I started explaining two days before I left that I had to go back to NY to go to work and keep his dada company and that we would see him soon.  And we together talked about all the fun things that he would do with his grandparents.  We started a journal so he and his grandmother could write down what they did each day.  Each time we talked about it he was quiet and thoughtful, but didn't resist the idea or protest.  I left yesterday and when he woke up from his nap and I was not there he cried a little, asked where I was, but had a fun afternoon with my parents.

So now our question how much and in what form we should communicate with him while he is there.  Specifically, do you think it is a good idea to speak on the phone every day with him, perhaps to call via skype so that he can see us as well?  On the one hand, and based on experience when one of us (my husband or me) has been traveling, it does make him sad to see us on the computer and he says things like "mama should come out of the computer", and cries afterwards.  On the phone he also says things like "you should come here" or "I want to go home and be with Dada now".   On the other hand, we can't just not talk to him for 12 days.

Do you have any advice on what we should do, how to keep in touch without making him upset every day?  Or is there no way to avoid his being upset, but it is still important for him to hear our voices every day?"

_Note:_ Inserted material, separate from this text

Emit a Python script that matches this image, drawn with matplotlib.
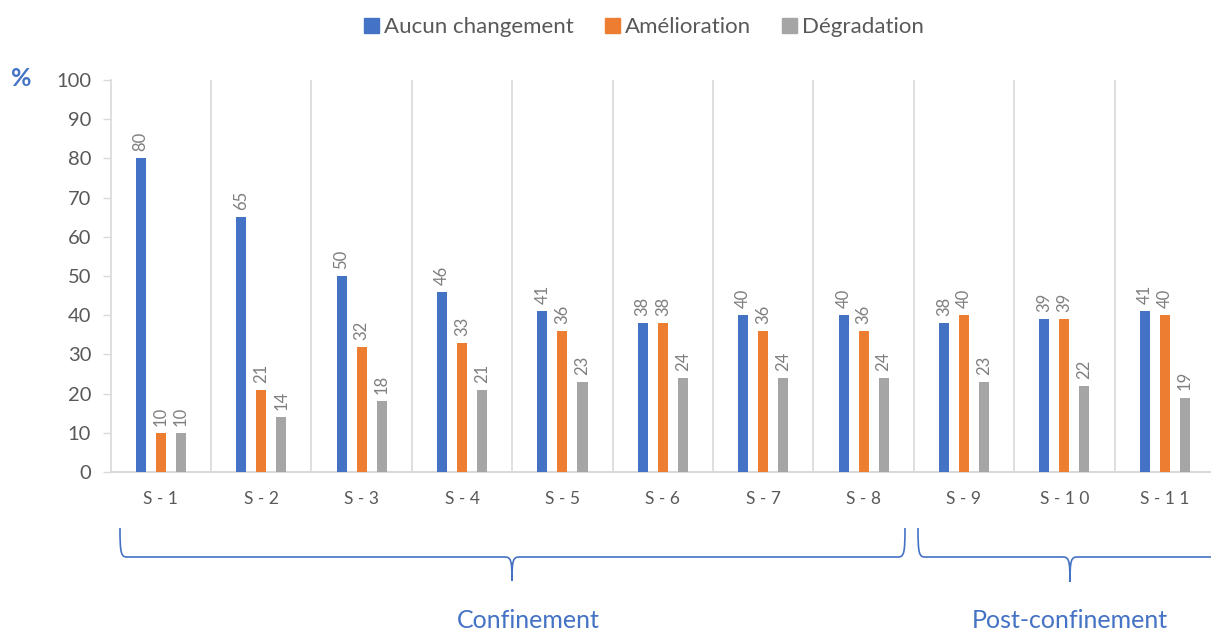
import numpy as np
import matplotlib.pyplot as plt
from matplotlib.path import Path
from matplotlib.patches import PathPatch, Patch

plt.rcParams["font.family"] = ["Lato", "DejaVu Sans"]

# data
weeks = ["S - 1", "S - 2", "S - 3", "S - 4", "S - 5", "S - 6",
         "S - 7", "S - 8", "S - 9", "S - 1 0", "S - 1 1"]
aucun = [80, 65, 50, 46, 41, 38, 40, 40, 38, 39, 41]
amelio = [10, 21, 32, 33, 36, 38, 36, 36, 40, 39, 40]
degrad = [10, 14, 18, 21, 23, 24, 24, 24, 23, 22, 19]
series_names = ["Aucun changement", "Amélioration", "Dégradation"]

blue = "#4472c4"
orange = "#ed7d31"
gray = "#a5a5a5"
txt = "#595959"
grid = "#d9d9d9"

W, H = 1211, 633
fig = plt.figure(figsize=(W / 100, H / 100), dpi=100)

# plot area in pixel coords
x0, x1 = 110.6, 1215.0
y0, y1 = 472, 80
ax = fig.add_axes([x0 / W, 1 - y0 / H, (x1 - x0) / W, (y0 - y1) / H])

x = np.arange(len(weeks))
bw = 0.1
offs = [-0.2, 0.0, 0.2]
cols = [blue, orange, gray]
for vals, off, c in zip([aucun, amelio, degrad], offs, cols):
    ax.bar(x + off, vals, width=bw, color=c, zorder=3)
    for xi, v in zip(x, vals):
        ax.text(xi + off, v + 1.8, str(v), rotation=90, ha="center", va="bottom",
                fontsize=12, color="#7f7f7f")

ax.set_xlim(-0.5, len(weeks) - 0.5)
ax.set_ylim(0, 100)
ax.set_yticks(range(0, 101, 10))
ax.tick_params(axis="y", labelsize=14.5, labelcolor=txt, color=grid, length=6,
               width=1, pad=8)
ax.tick_params(axis="x", length=0, pad=14)
ax.set_xticks(x)
ax.set_xticklabels(weeks, fontsize=12.5, color=txt)

for xv in np.arange(0.5, len(weeks) - 0.5, 1):
    ax.axvline(xv, color=grid, lw=1.2, zorder=1)
for s in ["top", "right"]:
    ax.spines[s].set_visible(False)
ax.spines["left"].set_color(grid)
ax.spines["bottom"].set_color(grid)
ax.spines["left"].set_linewidth(1.2)
ax.spines["bottom"].set_linewidth(1.5)

# legend
handles = [Patch(color=c) for c in cols]
fig.legend(handles, series_names, loc="center", bbox_to_anchor=(0.532, 1 - 27 / H),
           ncol=3, frameon=False, fontsize=16, handlelength=0.65, handleheight=0.65,
           handletextpad=0.25, columnspacing=1.4, labelcolor=txt)

# overlay for braces and notes
ov = fig.add_axes([0, 0, 1, 1])
ov.set_xlim(0, W)
ov.set_ylim(H, 0)
ov.axis("off")
ov.patch.set_alpha(0)

def brace(xa, xb, xm, ytop, yline, ytip):
    c = 7
    verts = [(xa, ytop), (xa, yline - 4), (xa + 1, yline), (xa + c, yline),
             (xm - c, yline),
             (xm - 1, yline), (xm, yline + 4), (xm, ytip),
             (xm, yline + 4), (xm + 1, yline), (xm + c, yline),
             (xb - c, yline),
             (xb - 1, yline), (xb, yline - 4), (xb, ytop)]
    codes = [Path.MOVETO, Path.CURVE4, Path.CURVE4, Path.CURVE4,
             Path.LINETO,
             Path.CURVE4, Path.CURVE4, Path.CURVE4,
             Path.CURVE4, Path.CURVE4, Path.CURVE4,
             Path.LINETO,
             Path.CURVE4, Path.CURVE4, Path.CURVE4]
    ov.add_patch(PathPatch(Path(verts, codes), fill=False, ec=blue, lw=1.2))

brace(120, 905, 512, 528, 557, 581)
brace(918, 1240, 1070, 528, 557, 582)

ov.text(528, 621, "Confinement", ha="center", va="center", fontsize=18, color=blue)
ov.text(1070, 621, "Post-confinement", ha="center", va="center", fontsize=18, color=blue)
ov.text(21, 78, "%", ha="center", va="center", fontsize=18, color=blue, fontweight="bold")

fig.savefig("out.png", dpi=100, facecolor="white")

Two weeks is a looooooong time for a 2-year-old, so there's no way you can not talk to him during that time. Especially because he's just coming out of a big separation anxiety stage (the one that hits some kids like a ton of bricks right around age 2, accompanied by another sleep regression from around 24-27 months) and needs reassurance that his parents are still there.

He's still too little to really understand why he's there and you're not, or why you're at home and he's not, or the concept of "vacation." (I, on the other hand, would kill to spend two weeks at your parents' house outside of the city.) He is having fun with your parents, but is probably still perplexed and maybe even worried about where you are and when he'll see you again. So yes, even if it upsets him, you need to talk to him every day.

I think that since he's so young, it might be helpful if you could video Skype so he can see you. It will also probably help if there's an activity for the call so it's not just him getting upset and you trying not to get him upset. Reading books to him over Skype (with a copy that one of your parents holds for him there and you reading from a copy at home) might be an activity he enjoys, or singing songs with him. You also might make a countdown calendar of some sort and count down another day with him on the phone. (Making construction paper links in a chain is a classic, so he can rip off another link each day.)

I'm betting that your parents are able to distract him so that he doesn't stay upset for long after the call. (It's the classic "kid cries when you leave but if you hide quietly on the other side of the door you hear laughter in 3 minutes" scenario.) But it might help you if one of your parents could snap a pic of him happy and send it to you after you talk so you know he's not upset all the time.

This is a challenging situation, for sure, because he needs to hear from you even if it makes him sad in the short term.

Has anyone else been in a similar situation of being separated from such a young toddler? How did you stay connected while not making your child more upset about the separation?